INSTRUCTIONS FOR THE TASK ▸
Reproduce the material below line by line, beginning with its first line and ending with the line that contains "return (H - MB - y) / PH"; leave out pictures.

THE RECORDS ▸

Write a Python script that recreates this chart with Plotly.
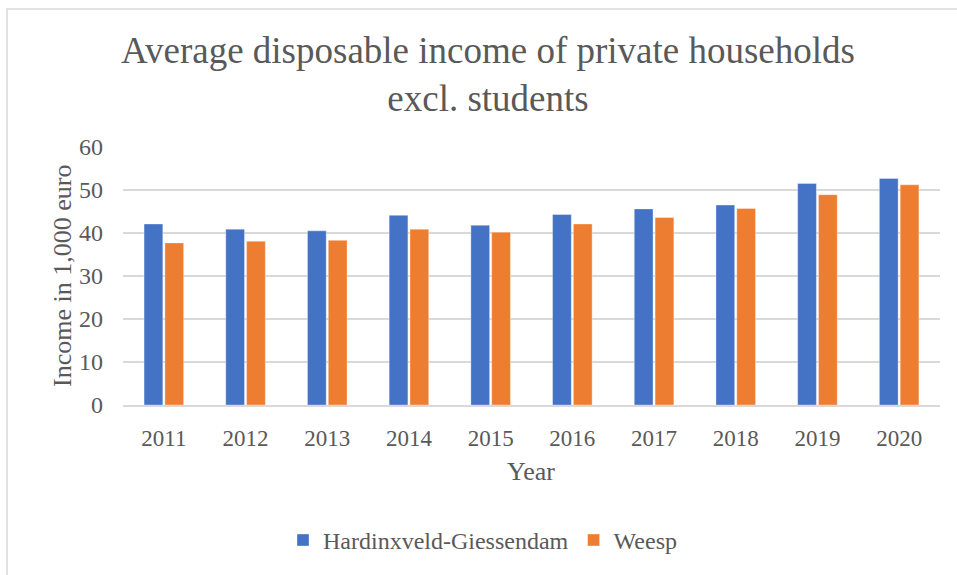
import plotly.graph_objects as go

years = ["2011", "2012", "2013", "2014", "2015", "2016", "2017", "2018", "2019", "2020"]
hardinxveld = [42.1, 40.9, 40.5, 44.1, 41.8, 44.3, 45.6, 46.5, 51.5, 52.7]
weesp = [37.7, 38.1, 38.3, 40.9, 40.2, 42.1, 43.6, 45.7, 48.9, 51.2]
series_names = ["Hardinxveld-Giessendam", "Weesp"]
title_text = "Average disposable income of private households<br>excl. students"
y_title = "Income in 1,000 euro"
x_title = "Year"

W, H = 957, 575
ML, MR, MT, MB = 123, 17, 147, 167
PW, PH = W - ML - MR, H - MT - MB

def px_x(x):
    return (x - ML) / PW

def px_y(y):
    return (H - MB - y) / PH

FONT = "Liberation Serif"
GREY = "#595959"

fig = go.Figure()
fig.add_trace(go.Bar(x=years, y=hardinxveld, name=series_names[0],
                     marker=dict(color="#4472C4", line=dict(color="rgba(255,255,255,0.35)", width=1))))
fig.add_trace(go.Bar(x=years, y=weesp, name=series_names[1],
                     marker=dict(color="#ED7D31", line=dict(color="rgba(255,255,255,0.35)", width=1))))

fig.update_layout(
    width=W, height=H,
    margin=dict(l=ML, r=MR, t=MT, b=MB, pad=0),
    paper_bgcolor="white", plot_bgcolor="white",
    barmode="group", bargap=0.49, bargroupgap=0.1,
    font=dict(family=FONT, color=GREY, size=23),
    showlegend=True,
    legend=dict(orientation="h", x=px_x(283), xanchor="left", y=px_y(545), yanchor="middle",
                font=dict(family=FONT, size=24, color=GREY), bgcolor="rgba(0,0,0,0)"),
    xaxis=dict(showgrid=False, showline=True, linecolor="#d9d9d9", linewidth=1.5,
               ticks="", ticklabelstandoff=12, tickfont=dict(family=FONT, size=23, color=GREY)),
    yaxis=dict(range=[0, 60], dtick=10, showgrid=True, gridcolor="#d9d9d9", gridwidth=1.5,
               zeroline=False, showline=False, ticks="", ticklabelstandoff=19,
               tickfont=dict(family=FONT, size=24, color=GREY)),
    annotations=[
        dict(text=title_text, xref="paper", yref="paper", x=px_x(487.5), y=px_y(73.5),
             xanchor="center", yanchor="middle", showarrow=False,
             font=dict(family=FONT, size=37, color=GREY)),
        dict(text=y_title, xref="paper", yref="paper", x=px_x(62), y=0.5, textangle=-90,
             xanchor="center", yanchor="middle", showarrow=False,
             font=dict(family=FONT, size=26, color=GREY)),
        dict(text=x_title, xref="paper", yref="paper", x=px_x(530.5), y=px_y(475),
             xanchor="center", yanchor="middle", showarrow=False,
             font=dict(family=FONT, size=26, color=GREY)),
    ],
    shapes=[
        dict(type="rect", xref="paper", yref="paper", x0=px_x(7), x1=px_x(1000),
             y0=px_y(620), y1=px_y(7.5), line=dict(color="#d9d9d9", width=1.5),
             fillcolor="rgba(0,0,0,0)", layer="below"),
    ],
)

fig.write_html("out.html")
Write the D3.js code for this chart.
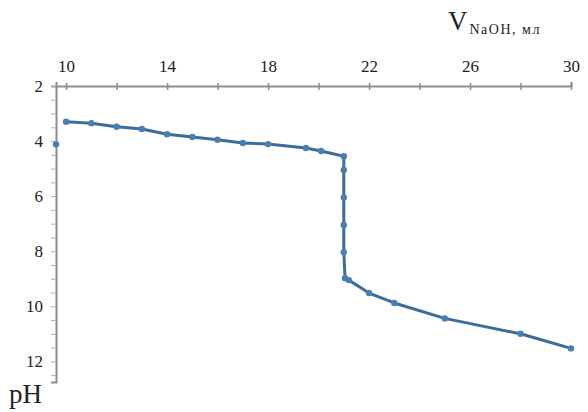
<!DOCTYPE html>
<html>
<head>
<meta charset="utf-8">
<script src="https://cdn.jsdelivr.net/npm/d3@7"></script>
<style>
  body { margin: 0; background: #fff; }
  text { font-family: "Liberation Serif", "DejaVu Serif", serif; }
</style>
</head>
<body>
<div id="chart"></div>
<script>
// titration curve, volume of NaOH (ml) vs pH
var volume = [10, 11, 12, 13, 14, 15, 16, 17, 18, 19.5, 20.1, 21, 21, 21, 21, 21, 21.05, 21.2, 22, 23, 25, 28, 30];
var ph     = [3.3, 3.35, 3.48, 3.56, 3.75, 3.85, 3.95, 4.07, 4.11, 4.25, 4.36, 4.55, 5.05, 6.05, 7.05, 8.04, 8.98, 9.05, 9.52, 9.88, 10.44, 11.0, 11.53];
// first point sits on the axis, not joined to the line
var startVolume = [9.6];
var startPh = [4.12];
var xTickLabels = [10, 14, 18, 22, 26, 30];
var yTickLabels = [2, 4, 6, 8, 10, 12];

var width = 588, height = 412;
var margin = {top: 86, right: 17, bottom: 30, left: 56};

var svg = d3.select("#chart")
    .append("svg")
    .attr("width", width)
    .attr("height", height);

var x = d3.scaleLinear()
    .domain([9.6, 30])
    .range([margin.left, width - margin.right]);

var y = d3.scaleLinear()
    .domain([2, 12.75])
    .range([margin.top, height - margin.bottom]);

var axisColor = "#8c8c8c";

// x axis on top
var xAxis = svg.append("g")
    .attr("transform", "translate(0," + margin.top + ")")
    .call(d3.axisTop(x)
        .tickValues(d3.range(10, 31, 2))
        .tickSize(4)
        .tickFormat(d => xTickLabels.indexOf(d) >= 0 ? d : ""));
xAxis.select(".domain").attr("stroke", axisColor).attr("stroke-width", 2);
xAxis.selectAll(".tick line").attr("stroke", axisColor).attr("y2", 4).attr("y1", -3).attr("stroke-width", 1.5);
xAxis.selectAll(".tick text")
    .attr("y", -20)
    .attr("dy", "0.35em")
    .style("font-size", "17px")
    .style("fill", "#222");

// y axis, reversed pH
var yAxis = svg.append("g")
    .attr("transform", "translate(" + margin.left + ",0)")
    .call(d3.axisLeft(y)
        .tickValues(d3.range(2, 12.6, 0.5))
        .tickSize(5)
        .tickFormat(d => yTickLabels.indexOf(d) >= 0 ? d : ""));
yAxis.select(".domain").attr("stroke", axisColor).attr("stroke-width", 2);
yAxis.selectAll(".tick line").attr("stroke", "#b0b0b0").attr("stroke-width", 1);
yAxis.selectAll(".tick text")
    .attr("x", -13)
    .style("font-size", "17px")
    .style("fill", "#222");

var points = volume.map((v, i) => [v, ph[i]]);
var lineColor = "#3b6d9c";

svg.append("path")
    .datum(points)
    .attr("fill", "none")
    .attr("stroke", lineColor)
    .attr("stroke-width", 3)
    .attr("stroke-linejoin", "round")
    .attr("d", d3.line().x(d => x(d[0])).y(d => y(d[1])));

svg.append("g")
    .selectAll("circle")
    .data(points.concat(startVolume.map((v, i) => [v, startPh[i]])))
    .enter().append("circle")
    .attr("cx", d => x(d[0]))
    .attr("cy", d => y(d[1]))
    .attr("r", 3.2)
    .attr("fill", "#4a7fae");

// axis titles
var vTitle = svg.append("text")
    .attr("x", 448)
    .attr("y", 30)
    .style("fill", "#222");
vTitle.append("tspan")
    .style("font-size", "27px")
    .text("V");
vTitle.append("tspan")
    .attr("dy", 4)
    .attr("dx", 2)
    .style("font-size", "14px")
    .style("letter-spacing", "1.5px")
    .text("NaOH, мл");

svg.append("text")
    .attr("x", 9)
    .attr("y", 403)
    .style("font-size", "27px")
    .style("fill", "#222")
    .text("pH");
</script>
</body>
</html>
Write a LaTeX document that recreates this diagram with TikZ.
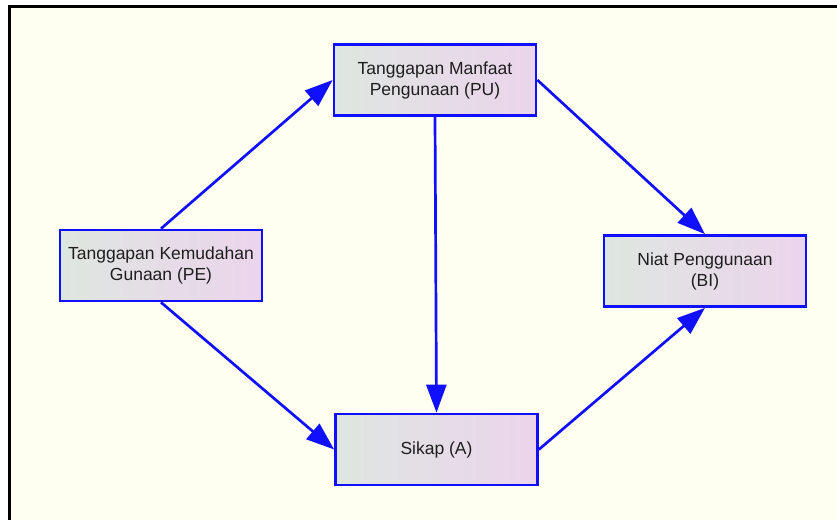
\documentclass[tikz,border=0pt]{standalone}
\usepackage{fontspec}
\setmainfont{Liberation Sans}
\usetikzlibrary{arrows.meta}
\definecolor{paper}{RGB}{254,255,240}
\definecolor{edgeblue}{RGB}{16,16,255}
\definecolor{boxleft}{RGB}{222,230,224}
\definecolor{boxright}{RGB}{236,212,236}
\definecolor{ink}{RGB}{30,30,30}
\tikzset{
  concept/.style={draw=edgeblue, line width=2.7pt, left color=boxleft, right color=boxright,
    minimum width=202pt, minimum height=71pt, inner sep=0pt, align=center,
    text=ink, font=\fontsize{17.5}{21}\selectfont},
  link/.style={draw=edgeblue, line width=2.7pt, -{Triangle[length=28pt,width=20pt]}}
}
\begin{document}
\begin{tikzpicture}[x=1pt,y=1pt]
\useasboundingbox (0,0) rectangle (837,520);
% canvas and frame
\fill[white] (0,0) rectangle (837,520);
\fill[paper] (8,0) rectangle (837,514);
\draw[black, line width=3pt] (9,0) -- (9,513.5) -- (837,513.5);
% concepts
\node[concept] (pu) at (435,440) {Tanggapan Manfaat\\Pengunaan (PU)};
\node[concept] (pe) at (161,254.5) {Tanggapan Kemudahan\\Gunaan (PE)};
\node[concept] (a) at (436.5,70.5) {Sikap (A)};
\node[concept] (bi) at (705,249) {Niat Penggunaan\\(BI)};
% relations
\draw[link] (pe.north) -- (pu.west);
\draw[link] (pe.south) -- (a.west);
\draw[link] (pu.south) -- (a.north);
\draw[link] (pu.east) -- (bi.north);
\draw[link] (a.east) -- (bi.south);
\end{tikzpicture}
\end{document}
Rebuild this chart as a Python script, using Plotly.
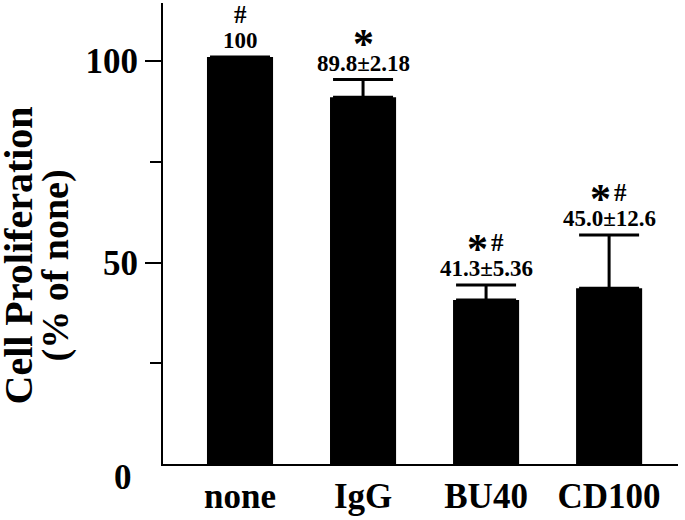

SOLUTION ▸
Write a Python script that recreates this chart with Plotly.
import plotly.graph_objects as go

years = ["2011", "2012", "2013", "2014", "2015", "2016", "2017", "2018", "2019", "2020"]
hardinxveld = [42.1, 40.9, 40.5, 44.1, 41.8, 44.3, 45.6, 46.5, 51.5, 52.7]
weesp = [37.7, 38.1, 38.3, 40.9, 40.2, 42.1, 43.6, 45.7, 48.9, 51.2]
series_names = ["Hardinxveld-Giessendam", "Weesp"]
title_text = "Average disposable income of private households<br>excl. students"
y_title = "Income in 1,000 euro"
x_title = "Year"

W, H = 957, 575
ML, MR, MT, MB = 123, 17, 147, 167
PW, PH = W - ML - MR, H - MT - MB

def px_x(x):
    return (x - ML) / PW

def px_y(y):
    return (H - MB - y) / PH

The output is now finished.